Carnegie is most commonly lumped with other of the billionaires of his time as a financial opportunist, an egomaniac, and a robber baron. Such has been the case since his essay was first published in 1889. The essay, published under the title "Wealth," was condemned as a celebration of a system that built great fortunes on the misery and exploitation of the worker. Carnegie was proclaiming the "good news" of what others considered to be dehumanizing oppression.

Although his particular target was John D. Rockefeller Sr., the Congregationalist preacher Washington Gladden's famous essays on "tainted money" can be used to balance Carnegie's philosophy. Rather than praise the system for improving the lot of the average worker, Gladden condemned it for producing men of wealth who became so at the expense of the people who worked for them. Rather than praise the philanthropy of the wealthy, Gladden scorned their "ill-gotten gains" as irrevocably tainted with the blood of the oppressed. The common interpretation was that rich men made large gifts to buy respectability in the short run and admission to heaven in the long run.

I set all that passionate debate to one side and try to look at "The Gospel of Wealth" as a framework for discussion. seen in that light, the essay becomes a challenge to each of Carnegie's modern day critics and admirers: a challenge to write our own summary philosophy of philanthropy.

To do so requires three elements: a statement about the political and economic system that best advances the good society; a statement about how one should dispose of surplus wealth; and a statement about the best opportunities for philanthropy.

I would add a fourth element, less visible in Carnegie's essay but of great importance to his role as a philanthropist, on the principles and strategies of voluntary giving.

I

My version is perhaps better called a "gospel of affluence" than a "gospel of wealth." Fifty years ago it would have been called a gospel of "prosperity," a word whose rhetorical effectiveness died on the lips of Herbert Hoover.

Andrew Carnegie wrote for the small number of people of vast fortunes; those who today would be written about in Forbes' list of the 400 wealthiest people in America.

I write for a much larger number of people, Americans whose assets make them "well-off" rather than "rich," but people who could, if they wanted, make a substantial gift out of capital.

Carnegie believed that the best economic system the world had devised is what he called "individualism" and what we would call "capitalism." Carnegie believed that capitalism, despite its faults, benefited more people than any other system. The collapse of Marxist-Leninist doctrine and the weakening of the European welfare state seems to have resulted in sudden and worldwide acceptance of Carnegie's basic philosophy. For all its faults -- and Carnegie was candid about some of them -- capitalism works better for more people than any other economic system.

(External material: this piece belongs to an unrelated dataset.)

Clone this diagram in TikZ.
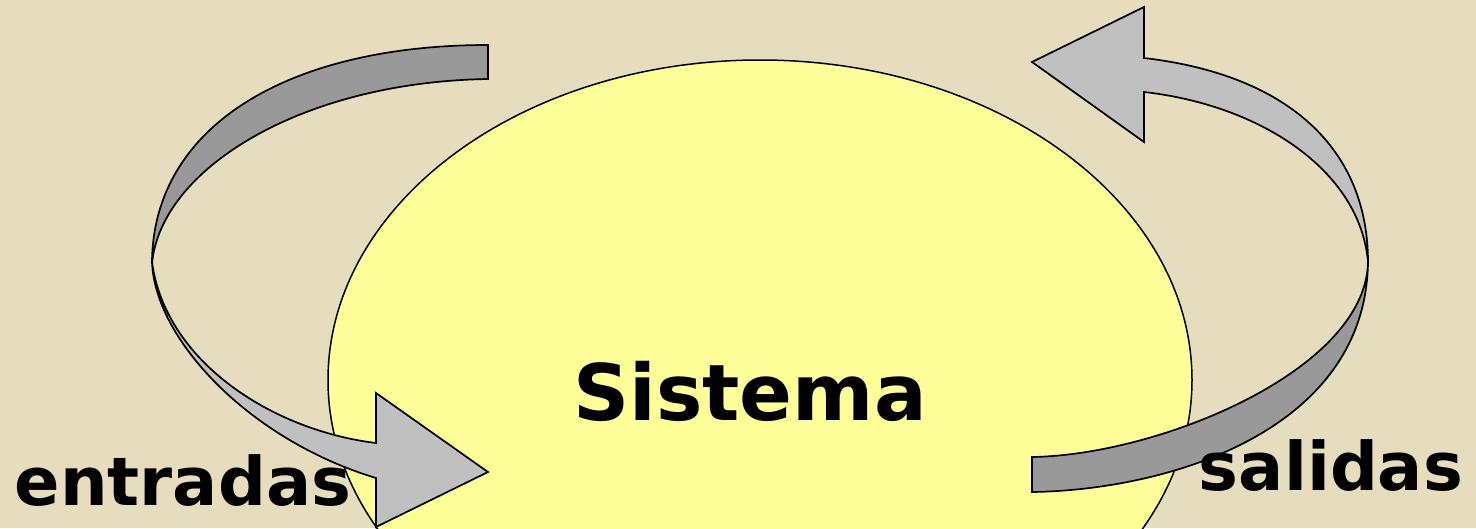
\documentclass[tikz,border=0pt]{standalone}
\usepackage{fontspec}
\setmainfont{DejaVu Sans}
\usetikzlibrary{shapes.geometric}
\definecolor{bg}{HTML}{E6DDBF}
\definecolor{sysfill}{HTML}{FFFF99}
\definecolor{ribdark}{HTML}{999999}
\definecolor{riblight}{HTML}{C0C0C0}
\tikzset{
  sysbox/.style={ellipse, draw=black, line width=1.5pt, fill=sysfill, minimum width=864pt, minimum height=640pt, inner sep=0pt},
  backside/.style={draw=black, line width=1.7pt, fill=ribdark, line join=miter},
  frontside/.style={draw=black, line width=1.7pt, fill=riblight, line join=miter},
  bigtext/.style={font=\bfseries\fontsize{78}{80}\selectfont, anchor=base, inner sep=0pt},
  labeltext/.style={font=\bfseries\fontsize{67}{70}\selectfont, anchor=base, inner sep=0pt}
}
\begin{document}
\begin{tikzpicture}[x=1pt,y=-1pt]
\useasboundingbox (0,0) rectangle (1476,528);
\clip (0,0) rectangle (1476,528);
\fill[bg] (0,0) rectangle (1476,528);
% system ellipse
\node[sysbox] (sys) at (760,380) {};
% left arrow (entradas): back side (top)
\draw[backside] (488,45) -- (488,79)
  .. controls (300,82) and (160,170) .. (152,264)
  .. controls (152,125) and (290,45) .. (488,45) -- cycle;
% left arrow: front side (bottom) with head
\draw[frontside] (152,262)
  .. controls (165,360) and (270,430) .. (376,443)
  -- (376,393) -- (488,472) -- (376,527) -- (376,478)
  .. controls (250,440) and (155,340) .. (152,262) -- cycle;
% right arrow (salidas): back side (bottom)
\draw[backside] (1032,492) -- (1032,457)
  .. controls (1160,455) and (1366,370) .. (1368,262)
  .. controls (1366,430) and (1170,490) .. (1032,492) -- cycle;
% right arrow: front side (top) with head
\draw[frontside] (1368,262)
  .. controls (1368,150) and (1290,75) .. (1144,58)
  -- (1144,7) -- (1032,62) -- (1144,142) -- (1144,92)
  .. controls (1260,105) and (1360,170) .. (1368,262) -- cycle;
% texts
\node[bigtext] (systxt) at (750,420) {Sistema};
\node[labeltext] (inlbl) at (183,505) {entradas};
\node[labeltext] (outlbl) at (1331,490) {salidas};
\end{tikzpicture}
\end{document}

Carnegie, born in Scotland, was a great admirer of democracy and preferred it over the conception of monarchy that was its principal rival. Democracy, for all its faults, works better for more people than any other political system. In Carnegie's view of the way things work, economic democracy in the form of the free marketplace and political democracy in the form of representative government provide the world with the best model of the good society that humanity has thus far invented.

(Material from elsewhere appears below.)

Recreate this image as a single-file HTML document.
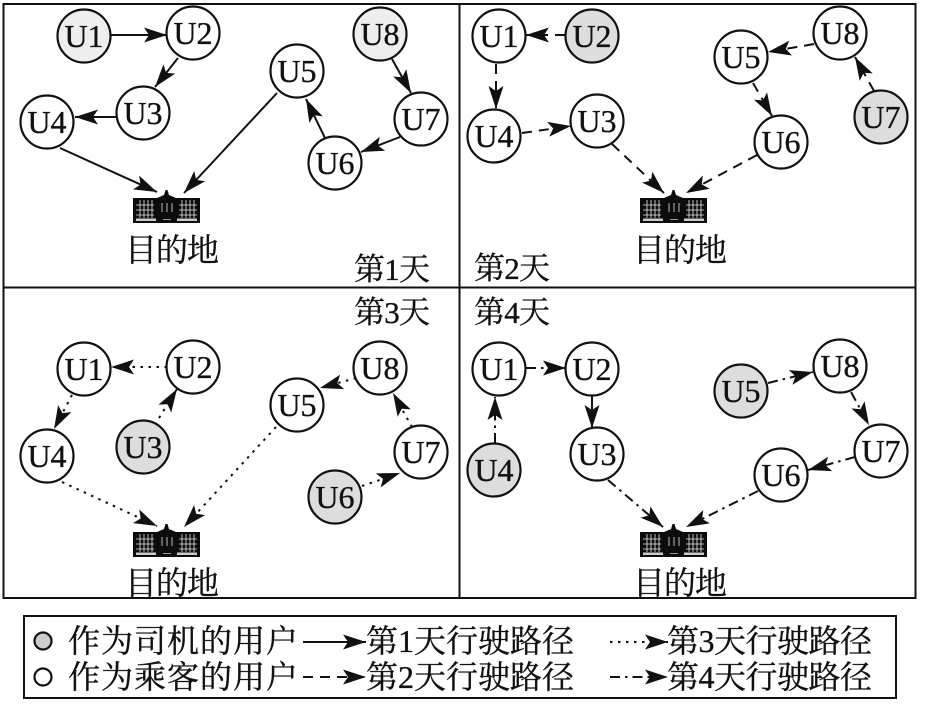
<!DOCTYPE html>
<html><head><meta charset="utf-8">
<style>
html,body{margin:0;padding:0;background:#fff}
svg{display:block}
.u{font-family:"Liberation Serif",serif;font-size:32px;text-anchor:middle;fill:#111;stroke:#111;stroke-width:.35}
.c{font-family:"Liberation Serif","Noto Serif CJK SC",serif;fill:#111;stroke:#111;stroke-width:.35}
circle{stroke:#111;stroke-width:2.200}
line{stroke:#111;stroke-width:2;marker-end:url(#a)}
.d1{}
.d2{stroke-dasharray:10 7}
.d3{stroke-dasharray:2.500 5.500}
.d4{stroke-dasharray:10 5 2.500 5}
</style></head><body>
<svg width="927" height="704" viewBox="0 0 927 704" xmlns="http://www.w3.org/2000/svg">
<defs>
<marker id="a" markerUnits="userSpaceOnUse" markerWidth="28" markerHeight="18" refX="24" refY="9" orient="auto">
<path d="M24,9 L1,1.500 L6,9 L1,16.500 Z" fill="#111"/>
</marker>
<g id="b">
<path d="M0,8 H24 L31,5 L32.500,0 H34.500 L36,5 L43,8 H67 V33 H0 Z" fill="#0c0c0c"/>
<g stroke="#fff" stroke-width=".8" fill="none" opacity=".9">
<path d="M3,15 H21 M3,20 H21 M3,25 H21 M7,10 V28 M11,10 V28 M15,10 V28 M19,10 V28"/>
<path d="M46,15 H64 M46,20 H64 M46,25 H64 M49,10 V28 M53,10 V28 M57,10 V28 M61,10 V28"/>
<path d="M29,13 V22 M34,13 V22 M39,13 V22"/>
</g>
<rect x="3" y="28.500" width="20" height="2.500" fill="#ccc"/>
<rect x="44" y="28.500" width="20" height="2.500" fill="#ccc"/>
<rect x="30" y="29" width="8" height="1" fill="#999"/>
</g>
</defs>
<rect width="927" height="704" fill="#fff"/>
<rect x="3.5" y="4" width="912" height="594" fill="none" stroke="#111" stroke-width="2"/>
<path d="M459.5,4 V598 M3,287.500 H916" stroke="#111" stroke-width="2" fill="none"/>

<!-- Day 1 -->
<g class="d1">
<line x1="111" y1="35" x2="167" y2="35"/>
<line x1="178" y1="58" x2="155" y2="87"/>
<line x1="117" y1="117" x2="75" y2="117"/>
<line x1="60" y1="148" x2="157" y2="192"/>
<line x1="277" y1="93" x2="184" y2="193"/>
<line x1="325" y1="138" x2="306" y2="99"/>
<line x1="400" y1="137" x2="361" y2="152"/>
<line x1="392" y1="59" x2="411" y2="93"/>
</g>
<g fill="#fff">
<circle cx="84" cy="36" r="26.500" fill="#eee"/><circle cx="193" cy="33" r="26.500"/><circle cx="143" cy="113" r="26.500"/><circle cx="47" cy="122" r="26.500"/>
<circle cx="297" cy="71" r="26.500"/><circle cx="335" cy="163" r="26.500"/><circle cx="421" cy="119" r="26.500"/><circle cx="380" cy="34" r="26.500" fill="#eee"/>
</g>
<g class="u">
<text x="84" y="47">U1</text><text x="193" y="44">U2</text><text x="143" y="124">U3</text><text x="47" y="133">U4</text>
<text x="297" y="82">U5</text><text x="335" y="174">U6</text><text x="421" y="130">U7</text><text x="380" y="45">U8</text>
</g>
<use href="#b" x="133" y="190"/>
<text class="c" x="125" y="261" font-size="32" textLength="94">目的地</text>
<text class="c" x="354" y="280" font-size="31" textLength="76">第1天</text>

<!-- Day 2 -->
<g>
<line class="d2" x1="565" y1="35" x2="526" y2="35"/>
<line class="d2" x1="496" y1="64" x2="496" y2="109"/>
<line class="d2" x1="522" y1="133" x2="571" y2="126"/>
<line class="d2" x1="612" y1="144" x2="664" y2="193"/>
<line class="d2" x1="757" y1="155" x2="686" y2="193"/>
<line class="d2" x1="814" y1="44" x2="768" y2="52"/>
<line class="d2" x1="753" y1="83" x2="772" y2="116"/>
<line class="d2" x1="874" y1="91" x2="855" y2="57"/>
</g>
<g fill="#fff">
<circle cx="499" cy="36" r="26.500"/><circle cx="592" cy="36" r="26.500" fill="#ddd"/><circle cx="597" cy="121" r="26.500"/><circle cx="494" cy="136" r="26.500"/>
<circle cx="741" cy="57" r="26.500"/><circle cx="781" cy="142" r="26.500"/><circle cx="881" cy="117" r="26.500" fill="#ddd"/><circle cx="840" cy="33" r="26.500"/>
</g>
<g class="u">
<text x="499" y="47">U1</text><text x="592" y="47">U2</text><text x="597" y="132">U3</text><text x="494" y="147">U4</text>
<text x="741" y="68">U5</text><text x="781" y="153">U6</text><text x="881" y="128">U7</text><text x="840" y="44">U8</text>
</g>
<use href="#b" x="640" y="190"/>
<text class="c" x="633" y="261" font-size="32" textLength="94">目的地</text>
<text class="c" x="474" y="279" font-size="31" textLength="76">第2天</text>

<!-- Day 3 -->
<g>
<line class="d3" x1="167" y1="367" x2="111" y2="367"/>
<line class="d3" x1="72" y1="395" x2="54" y2="429"/>
<line class="d3" x1="159" y1="418" x2="177" y2="389"/>
<line class="d3" x1="62" y1="482" x2="157" y2="526"/>
<line class="d3" x1="276" y1="427" x2="184" y2="527"/>
<line class="d3" x1="362" y1="486" x2="400" y2="473"/>
<line class="d3" x1="412" y1="427" x2="393" y2="393"/>
<line class="d3" x1="356" y1="378" x2="320" y2="388"/>
</g>
<g fill="#fff">
<circle cx="84" cy="369" r="26.500"/><circle cx="193" cy="367" r="26.500"/><circle cx="143" cy="447" r="26.500" fill="#ddd"/><circle cx="47" cy="456" r="26.500"/>
<circle cx="297" cy="405" r="26.500"/><circle cx="335" cy="497" r="26.500" fill="#ddd"/><circle cx="421" cy="452" r="26.500"/><circle cx="380" cy="368" r="26.500"/>
</g>
<g class="u">
<text x="84" y="380">U1</text><text x="193" y="378">U2</text><text x="143" y="458">U3</text><text x="47" y="467">U4</text>
<text x="297" y="416">U5</text><text x="335" y="508">U6</text><text x="421" y="463">U7</text><text x="380" y="379">U8</text>
</g>
<use href="#b" x="133" y="524"/>
<text class="c" x="125" y="594" font-size="32" textLength="94">目的地</text>
<text class="c" x="354" y="323" font-size="31" textLength="76">第3天</text>

<!-- Day 4 -->
<g>
<line class="d4" x1="526" y1="368" x2="566" y2="368"/>
<line x1="592" y1="396" x2="592" y2="428"/>
<line class="d4" x1="495" y1="443" x2="495" y2="397"/>
<line class="d4" x1="608" y1="480" x2="663" y2="527"/>
<line class="d4" x1="758" y1="491" x2="686" y2="527"/>
<line class="d4" x1="855" y1="457" x2="808" y2="470"/>
<line class="d4" x1="768" y1="383" x2="813" y2="372"/>
<line class="d4" x1="851" y1="392" x2="869" y2="425"/>
</g>
<g fill="#fff">
<circle cx="499" cy="369" r="26.500"/><circle cx="592" cy="369" r="26.500"/><circle cx="597" cy="454" r="26.500"/><circle cx="494" cy="470" r="26.500" fill="#ddd"/>
<circle cx="741" cy="391" r="26.500" fill="#ddd"/><circle cx="781" cy="475" r="26.500"/><circle cx="881" cy="451" r="26.500"/><circle cx="840" cy="366" r="26.500"/>
</g>
<g class="u">
<text x="499" y="380">U1</text><text x="592" y="380">U2</text><text x="597" y="465">U3</text><text x="494" y="481">U4</text>
<text x="741" y="402">U5</text><text x="781" y="486">U6</text><text x="881" y="462">U7</text><text x="840" y="377">U8</text>
</g>
<use href="#b" x="640" y="524"/>
<text class="c" x="633" y="594" font-size="32" textLength="94">目的地</text>
<text class="c" x="474" y="323" font-size="31" textLength="76">第4天</text>

<!-- Legend -->
<rect x="24" y="616" width="872" height="82" fill="#fff" stroke="#111" stroke-width="2"/>
<circle cx="43" cy="641" r="8.500" fill="#ccc"/>
<circle cx="43" cy="677" r="8.500" fill="#fff"/>
<text class="c" x="68" y="652" font-size="32" textLength="230">作为司机的用户</text>
<text class="c" x="68" y="688" font-size="32" textLength="230">作为乘客的用户</text>
<line x1="303" y1="642" x2="366" y2="642"/>
<line class="d2" x1="303" y1="677" x2="366" y2="677"/>
<line class="d3" x1="610" y1="642" x2="668" y2="642"/>
<line class="d4" x1="610" y1="677" x2="668" y2="677"/>
<text class="c" x="366" y="652" font-size="32" textLength="208">第1天行驶路径</text>
<text class="c" x="366" y="688" font-size="32" textLength="208">第2天行驶路径</text>
<text class="c" x="667" y="652" font-size="32" textLength="205">第3天行驶路径</text>
<text class="c" x="667" y="688" font-size="32" textLength="205">第4天行驶路径</text>
</svg>
</body></html>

I agree with Carnegie. I would also agree that we should follow his lead but be more candid than he was about the failures and weaknesses of this "democratic capitalism" that has long characterized the United States and that seems now -- perhaps with different leadership -- about to dominate the world. Carnegie's generation became so caught up in its self-confidence about capitalism and industrialization that it permitted terrible sins against humanity under the banner of imperialism. The wages of that sin were paid in the blood of oppressed Africans and in the blood of the young Europeans and Americans who died in the first World War.

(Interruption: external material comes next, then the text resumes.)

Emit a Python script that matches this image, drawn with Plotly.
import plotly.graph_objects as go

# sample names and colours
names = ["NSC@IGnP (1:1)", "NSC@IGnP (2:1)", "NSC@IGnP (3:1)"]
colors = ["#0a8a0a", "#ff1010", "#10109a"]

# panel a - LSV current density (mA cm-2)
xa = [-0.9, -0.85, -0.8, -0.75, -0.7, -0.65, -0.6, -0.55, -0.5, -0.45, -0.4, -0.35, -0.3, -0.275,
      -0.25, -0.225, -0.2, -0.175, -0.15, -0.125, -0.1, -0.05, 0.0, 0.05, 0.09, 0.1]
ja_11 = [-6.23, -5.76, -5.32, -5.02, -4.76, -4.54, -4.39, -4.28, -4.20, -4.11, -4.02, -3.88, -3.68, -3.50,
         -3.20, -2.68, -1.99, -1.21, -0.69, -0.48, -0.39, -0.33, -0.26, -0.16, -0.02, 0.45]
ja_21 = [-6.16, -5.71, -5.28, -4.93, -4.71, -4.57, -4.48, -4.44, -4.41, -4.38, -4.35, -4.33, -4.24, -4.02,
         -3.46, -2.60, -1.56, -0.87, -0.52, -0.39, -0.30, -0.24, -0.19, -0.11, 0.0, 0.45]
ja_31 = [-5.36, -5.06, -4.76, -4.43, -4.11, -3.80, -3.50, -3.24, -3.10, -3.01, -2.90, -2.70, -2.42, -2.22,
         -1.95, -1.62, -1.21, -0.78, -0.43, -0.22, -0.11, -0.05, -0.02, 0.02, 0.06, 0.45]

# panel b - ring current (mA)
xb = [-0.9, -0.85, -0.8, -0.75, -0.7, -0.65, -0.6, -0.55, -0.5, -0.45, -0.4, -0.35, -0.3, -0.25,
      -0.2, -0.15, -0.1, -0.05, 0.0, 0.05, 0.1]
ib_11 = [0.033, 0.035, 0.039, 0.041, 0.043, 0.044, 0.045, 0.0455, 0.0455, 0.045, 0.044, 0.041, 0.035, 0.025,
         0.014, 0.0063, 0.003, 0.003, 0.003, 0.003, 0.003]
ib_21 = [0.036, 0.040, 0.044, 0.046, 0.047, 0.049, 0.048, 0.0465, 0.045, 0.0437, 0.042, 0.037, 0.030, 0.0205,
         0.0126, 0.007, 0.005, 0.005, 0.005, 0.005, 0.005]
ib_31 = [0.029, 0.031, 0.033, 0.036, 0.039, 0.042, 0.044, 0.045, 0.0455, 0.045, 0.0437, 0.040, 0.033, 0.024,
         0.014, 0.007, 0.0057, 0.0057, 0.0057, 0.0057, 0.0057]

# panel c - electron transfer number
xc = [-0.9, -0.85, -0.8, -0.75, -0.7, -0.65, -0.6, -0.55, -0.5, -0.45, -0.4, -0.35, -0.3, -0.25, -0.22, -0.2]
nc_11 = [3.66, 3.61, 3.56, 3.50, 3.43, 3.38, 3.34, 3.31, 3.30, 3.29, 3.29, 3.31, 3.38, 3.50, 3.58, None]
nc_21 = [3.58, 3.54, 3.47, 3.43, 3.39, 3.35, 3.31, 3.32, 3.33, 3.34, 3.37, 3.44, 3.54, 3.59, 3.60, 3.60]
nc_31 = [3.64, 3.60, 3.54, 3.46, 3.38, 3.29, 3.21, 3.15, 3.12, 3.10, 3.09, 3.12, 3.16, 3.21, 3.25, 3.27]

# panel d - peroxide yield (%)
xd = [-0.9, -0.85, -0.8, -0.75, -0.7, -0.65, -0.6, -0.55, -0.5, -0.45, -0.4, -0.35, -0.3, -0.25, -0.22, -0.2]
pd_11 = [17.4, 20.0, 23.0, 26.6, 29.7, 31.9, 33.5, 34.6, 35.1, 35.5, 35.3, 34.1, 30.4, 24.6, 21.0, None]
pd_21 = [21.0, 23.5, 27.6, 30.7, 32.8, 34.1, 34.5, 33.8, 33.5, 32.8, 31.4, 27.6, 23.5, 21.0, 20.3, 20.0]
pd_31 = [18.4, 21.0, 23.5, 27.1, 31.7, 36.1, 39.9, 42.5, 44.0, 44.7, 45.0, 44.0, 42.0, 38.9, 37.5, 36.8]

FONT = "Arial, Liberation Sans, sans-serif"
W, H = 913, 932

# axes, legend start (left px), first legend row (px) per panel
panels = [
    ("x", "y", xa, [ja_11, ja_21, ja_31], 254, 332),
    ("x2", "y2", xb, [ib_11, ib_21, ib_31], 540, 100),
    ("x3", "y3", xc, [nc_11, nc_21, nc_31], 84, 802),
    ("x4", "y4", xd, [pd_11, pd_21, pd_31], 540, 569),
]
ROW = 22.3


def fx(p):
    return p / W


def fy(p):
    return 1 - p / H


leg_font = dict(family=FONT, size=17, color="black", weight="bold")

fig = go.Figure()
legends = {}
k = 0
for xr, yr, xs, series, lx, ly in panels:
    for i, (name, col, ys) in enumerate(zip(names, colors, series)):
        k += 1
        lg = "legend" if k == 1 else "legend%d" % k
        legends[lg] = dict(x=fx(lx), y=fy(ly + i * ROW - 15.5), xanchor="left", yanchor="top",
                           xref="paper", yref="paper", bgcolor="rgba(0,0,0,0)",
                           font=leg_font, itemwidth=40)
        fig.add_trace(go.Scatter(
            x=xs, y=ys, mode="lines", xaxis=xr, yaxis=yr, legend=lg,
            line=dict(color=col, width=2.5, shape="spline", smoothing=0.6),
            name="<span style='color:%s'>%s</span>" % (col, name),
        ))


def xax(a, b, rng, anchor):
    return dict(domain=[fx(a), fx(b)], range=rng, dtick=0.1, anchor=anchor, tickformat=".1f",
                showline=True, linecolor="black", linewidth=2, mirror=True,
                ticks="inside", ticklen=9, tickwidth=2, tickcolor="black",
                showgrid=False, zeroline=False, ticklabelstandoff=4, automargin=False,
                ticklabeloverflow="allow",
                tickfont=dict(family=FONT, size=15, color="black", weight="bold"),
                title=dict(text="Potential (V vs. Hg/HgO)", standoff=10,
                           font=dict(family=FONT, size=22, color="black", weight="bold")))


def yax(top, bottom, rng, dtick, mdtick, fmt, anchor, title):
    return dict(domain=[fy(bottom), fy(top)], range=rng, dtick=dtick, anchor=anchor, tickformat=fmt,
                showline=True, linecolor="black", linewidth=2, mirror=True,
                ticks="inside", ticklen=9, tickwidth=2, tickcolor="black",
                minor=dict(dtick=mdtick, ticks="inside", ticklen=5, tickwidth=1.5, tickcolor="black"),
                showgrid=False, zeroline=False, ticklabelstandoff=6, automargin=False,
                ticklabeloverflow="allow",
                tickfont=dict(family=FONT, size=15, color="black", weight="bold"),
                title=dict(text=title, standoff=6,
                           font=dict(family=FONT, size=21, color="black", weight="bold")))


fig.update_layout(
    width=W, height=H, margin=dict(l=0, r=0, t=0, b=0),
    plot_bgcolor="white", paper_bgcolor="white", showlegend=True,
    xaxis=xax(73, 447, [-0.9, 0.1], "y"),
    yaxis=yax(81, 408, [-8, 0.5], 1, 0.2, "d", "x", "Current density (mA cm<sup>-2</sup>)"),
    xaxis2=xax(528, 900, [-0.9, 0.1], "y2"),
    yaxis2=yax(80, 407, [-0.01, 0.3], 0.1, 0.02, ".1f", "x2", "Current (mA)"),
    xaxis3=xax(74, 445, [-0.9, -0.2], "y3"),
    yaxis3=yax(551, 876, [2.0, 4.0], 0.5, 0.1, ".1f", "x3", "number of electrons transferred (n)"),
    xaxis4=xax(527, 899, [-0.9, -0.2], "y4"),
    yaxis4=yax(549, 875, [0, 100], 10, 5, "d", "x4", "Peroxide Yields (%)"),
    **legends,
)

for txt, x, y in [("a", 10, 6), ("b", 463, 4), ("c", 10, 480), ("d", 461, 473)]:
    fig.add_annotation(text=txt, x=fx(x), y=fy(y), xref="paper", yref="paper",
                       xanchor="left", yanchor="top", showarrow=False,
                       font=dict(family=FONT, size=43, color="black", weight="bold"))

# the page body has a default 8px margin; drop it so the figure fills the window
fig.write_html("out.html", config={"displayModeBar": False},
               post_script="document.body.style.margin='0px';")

A generation ago the United States was awash in a similar self-confidence. The enlightened self-interest of benign international leadership following World War II was followed by the loss of leadership and two decades of moral confusion. More recently the tide has turned again, and the United States seems once again able to claim a leadership role.

From the vantage point of any single observer, the world is such a vast spectacle that no one of has the ability to more than propose a rhetorical order upon it. That is why Carnegie was doing; that what I will be trying to do; that is Mr. Carnegie's challenge. If we are wiser than he, then we should offer our own more advanced version of the good society and the good life.